TASK DETAILS ::
Retype exactly the lines from the first one through the line with "from matplotlib.patches import PathPatch", including both ends; skip any pictures.

Source data ::
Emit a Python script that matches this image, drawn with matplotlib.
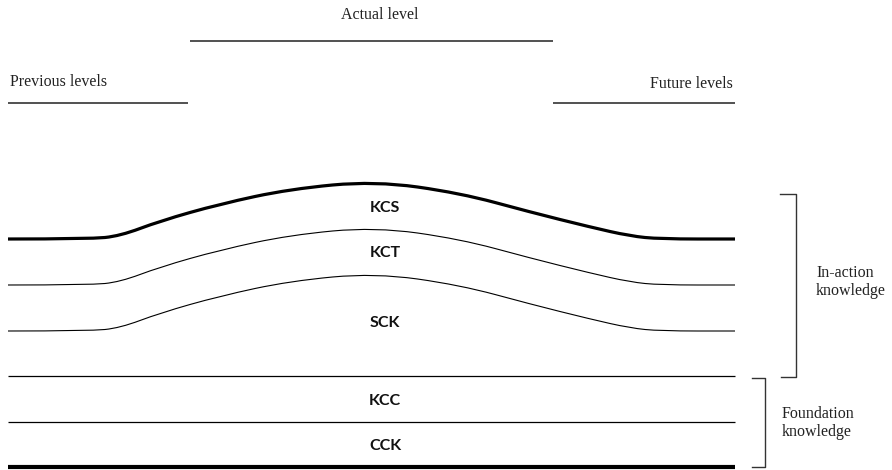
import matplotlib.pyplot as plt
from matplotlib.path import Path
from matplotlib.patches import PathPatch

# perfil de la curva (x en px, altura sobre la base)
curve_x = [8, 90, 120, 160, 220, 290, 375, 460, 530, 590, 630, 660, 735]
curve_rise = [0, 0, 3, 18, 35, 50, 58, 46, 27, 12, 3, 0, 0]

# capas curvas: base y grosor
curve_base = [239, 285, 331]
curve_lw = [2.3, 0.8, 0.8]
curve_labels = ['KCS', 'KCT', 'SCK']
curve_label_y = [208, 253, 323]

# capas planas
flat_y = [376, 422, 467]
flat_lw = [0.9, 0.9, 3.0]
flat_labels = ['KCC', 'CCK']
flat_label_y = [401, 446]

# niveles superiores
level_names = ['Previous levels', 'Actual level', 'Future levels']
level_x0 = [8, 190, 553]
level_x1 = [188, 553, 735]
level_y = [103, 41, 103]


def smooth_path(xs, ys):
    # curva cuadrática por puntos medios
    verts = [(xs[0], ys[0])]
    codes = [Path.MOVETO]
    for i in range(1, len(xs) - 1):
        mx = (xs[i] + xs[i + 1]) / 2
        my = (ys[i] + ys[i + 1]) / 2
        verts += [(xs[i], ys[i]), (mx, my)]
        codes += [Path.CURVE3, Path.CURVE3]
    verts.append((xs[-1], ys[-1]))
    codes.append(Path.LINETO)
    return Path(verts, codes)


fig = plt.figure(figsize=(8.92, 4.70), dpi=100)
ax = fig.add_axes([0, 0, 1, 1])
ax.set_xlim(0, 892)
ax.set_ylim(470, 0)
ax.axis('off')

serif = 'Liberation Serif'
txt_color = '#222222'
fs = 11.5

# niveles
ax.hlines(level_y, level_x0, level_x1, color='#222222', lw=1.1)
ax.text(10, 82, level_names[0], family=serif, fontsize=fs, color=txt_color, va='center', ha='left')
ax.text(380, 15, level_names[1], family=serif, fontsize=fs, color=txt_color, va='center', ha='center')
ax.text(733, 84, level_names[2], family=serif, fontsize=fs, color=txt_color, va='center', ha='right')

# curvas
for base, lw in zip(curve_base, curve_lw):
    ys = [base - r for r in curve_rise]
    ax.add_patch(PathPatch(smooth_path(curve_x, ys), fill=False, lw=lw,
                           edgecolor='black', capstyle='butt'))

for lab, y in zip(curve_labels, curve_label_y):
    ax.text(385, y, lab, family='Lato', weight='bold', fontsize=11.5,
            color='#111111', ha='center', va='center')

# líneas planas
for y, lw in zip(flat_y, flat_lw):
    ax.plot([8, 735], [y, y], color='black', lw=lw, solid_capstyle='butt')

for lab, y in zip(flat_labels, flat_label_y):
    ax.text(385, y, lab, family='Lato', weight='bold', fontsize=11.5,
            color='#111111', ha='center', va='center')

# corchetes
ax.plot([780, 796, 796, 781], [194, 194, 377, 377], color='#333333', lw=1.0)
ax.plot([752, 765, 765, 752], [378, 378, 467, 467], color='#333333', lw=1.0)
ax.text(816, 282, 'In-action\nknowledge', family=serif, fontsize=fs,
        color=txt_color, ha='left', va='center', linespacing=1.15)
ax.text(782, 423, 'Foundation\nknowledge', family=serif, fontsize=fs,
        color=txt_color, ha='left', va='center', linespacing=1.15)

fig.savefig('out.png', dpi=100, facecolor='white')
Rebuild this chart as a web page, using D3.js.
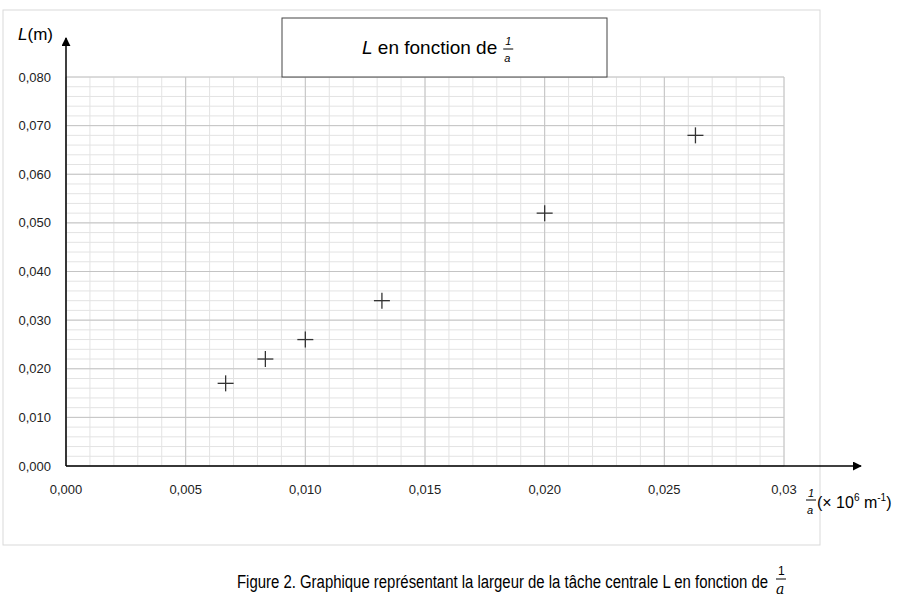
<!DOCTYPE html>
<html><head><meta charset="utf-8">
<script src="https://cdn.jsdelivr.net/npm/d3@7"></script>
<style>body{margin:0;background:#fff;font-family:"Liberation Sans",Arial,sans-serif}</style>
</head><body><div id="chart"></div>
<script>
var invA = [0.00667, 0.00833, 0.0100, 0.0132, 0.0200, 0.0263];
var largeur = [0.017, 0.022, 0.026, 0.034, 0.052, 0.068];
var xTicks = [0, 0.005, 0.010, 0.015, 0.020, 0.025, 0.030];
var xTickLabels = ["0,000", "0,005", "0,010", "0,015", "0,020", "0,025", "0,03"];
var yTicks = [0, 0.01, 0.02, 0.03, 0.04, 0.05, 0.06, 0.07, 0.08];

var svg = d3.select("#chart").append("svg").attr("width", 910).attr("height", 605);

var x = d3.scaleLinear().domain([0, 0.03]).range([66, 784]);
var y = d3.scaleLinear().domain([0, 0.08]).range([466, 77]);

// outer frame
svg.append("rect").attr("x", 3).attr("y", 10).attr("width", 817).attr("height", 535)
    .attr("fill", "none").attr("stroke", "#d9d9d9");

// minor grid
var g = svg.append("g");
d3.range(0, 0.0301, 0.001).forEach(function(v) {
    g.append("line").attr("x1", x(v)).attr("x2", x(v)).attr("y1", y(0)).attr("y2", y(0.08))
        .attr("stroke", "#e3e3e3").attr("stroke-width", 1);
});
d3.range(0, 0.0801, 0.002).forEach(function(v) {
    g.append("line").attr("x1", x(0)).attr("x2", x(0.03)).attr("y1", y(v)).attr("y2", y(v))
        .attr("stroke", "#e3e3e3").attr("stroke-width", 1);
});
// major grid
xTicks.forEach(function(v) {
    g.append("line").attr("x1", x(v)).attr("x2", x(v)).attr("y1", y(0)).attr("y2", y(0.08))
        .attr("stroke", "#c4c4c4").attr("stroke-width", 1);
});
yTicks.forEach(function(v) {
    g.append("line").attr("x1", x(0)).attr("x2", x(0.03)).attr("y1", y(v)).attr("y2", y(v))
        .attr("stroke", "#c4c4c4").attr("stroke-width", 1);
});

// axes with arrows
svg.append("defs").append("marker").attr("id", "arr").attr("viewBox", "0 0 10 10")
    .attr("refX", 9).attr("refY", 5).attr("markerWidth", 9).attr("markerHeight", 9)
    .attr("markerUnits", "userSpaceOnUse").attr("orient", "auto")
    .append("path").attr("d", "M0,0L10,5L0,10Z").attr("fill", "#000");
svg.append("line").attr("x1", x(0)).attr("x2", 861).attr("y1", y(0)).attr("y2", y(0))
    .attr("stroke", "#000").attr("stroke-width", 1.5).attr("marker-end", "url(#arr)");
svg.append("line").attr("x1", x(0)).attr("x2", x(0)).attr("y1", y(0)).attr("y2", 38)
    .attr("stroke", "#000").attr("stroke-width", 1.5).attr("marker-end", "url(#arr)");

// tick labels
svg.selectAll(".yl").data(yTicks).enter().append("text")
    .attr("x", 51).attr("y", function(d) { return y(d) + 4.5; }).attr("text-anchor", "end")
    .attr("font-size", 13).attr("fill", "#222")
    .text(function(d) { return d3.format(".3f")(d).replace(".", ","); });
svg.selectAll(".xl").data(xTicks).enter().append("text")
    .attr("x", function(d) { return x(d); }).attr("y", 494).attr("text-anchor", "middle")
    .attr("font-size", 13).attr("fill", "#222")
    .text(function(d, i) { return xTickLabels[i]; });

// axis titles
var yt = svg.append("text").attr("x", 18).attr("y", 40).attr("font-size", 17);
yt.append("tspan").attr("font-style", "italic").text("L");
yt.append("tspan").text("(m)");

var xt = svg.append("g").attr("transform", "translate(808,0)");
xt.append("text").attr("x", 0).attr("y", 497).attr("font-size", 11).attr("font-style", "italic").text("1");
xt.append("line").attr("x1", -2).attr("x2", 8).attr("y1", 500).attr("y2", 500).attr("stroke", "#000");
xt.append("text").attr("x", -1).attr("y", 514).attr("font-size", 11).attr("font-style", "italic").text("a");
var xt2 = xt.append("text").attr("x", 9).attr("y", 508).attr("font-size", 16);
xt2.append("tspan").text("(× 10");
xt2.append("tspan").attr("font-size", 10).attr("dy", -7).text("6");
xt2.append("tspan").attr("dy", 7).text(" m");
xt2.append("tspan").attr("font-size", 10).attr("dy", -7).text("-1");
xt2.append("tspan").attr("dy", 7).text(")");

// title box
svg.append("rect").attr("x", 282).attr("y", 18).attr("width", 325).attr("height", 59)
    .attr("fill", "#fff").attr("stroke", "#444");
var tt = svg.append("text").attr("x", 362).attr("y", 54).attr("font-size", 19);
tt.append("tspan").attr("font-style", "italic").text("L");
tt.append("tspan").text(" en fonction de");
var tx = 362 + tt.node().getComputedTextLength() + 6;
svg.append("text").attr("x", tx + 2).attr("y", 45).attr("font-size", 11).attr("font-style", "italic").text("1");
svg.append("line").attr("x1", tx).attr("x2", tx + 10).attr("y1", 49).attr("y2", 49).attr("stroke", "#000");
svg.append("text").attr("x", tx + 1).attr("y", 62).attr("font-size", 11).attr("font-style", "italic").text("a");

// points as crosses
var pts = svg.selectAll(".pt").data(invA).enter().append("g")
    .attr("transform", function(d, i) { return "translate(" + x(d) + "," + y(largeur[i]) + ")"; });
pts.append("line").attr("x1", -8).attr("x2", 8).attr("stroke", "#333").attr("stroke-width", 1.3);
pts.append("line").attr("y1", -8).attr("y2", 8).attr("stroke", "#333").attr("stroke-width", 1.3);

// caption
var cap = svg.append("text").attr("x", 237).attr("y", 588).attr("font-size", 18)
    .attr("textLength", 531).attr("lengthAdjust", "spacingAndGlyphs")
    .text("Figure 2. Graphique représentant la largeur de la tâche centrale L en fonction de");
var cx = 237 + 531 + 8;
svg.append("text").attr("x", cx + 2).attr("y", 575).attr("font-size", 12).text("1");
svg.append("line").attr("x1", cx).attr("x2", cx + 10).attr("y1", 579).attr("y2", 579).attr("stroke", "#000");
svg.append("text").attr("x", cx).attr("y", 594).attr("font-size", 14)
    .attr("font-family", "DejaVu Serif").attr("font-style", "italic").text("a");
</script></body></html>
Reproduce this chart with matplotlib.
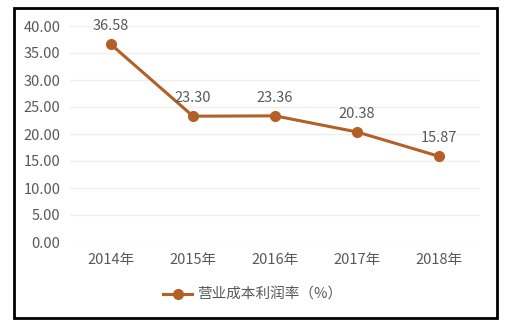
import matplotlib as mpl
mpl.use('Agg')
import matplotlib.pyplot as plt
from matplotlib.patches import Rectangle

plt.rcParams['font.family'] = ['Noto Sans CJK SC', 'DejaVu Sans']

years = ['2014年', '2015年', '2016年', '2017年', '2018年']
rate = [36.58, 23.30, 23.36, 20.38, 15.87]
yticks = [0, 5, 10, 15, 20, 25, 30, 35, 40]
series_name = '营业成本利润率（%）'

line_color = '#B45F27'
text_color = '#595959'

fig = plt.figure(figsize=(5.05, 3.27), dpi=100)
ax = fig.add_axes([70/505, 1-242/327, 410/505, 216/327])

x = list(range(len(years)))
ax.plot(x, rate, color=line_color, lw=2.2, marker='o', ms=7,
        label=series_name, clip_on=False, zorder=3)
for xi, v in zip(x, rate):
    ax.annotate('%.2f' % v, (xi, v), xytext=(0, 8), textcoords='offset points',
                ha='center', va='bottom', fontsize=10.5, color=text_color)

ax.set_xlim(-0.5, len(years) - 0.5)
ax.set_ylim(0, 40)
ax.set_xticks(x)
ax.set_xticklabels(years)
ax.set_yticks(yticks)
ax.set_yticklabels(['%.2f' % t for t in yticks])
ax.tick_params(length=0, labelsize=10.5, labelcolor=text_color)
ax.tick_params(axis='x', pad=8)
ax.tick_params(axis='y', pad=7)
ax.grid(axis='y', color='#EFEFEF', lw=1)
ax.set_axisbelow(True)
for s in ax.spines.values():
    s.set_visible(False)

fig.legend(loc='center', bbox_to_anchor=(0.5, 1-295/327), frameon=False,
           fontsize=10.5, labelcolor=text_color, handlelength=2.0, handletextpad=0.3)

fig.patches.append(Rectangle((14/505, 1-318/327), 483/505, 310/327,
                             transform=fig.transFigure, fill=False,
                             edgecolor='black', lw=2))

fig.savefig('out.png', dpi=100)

RESULT OF THIS EXERCISE ::
Emit a Python script that matches this image, drawn with matplotlib.
import matplotlib.pyplot as plt
from matplotlib.path import Path
from matplotlib.patches import PathPatch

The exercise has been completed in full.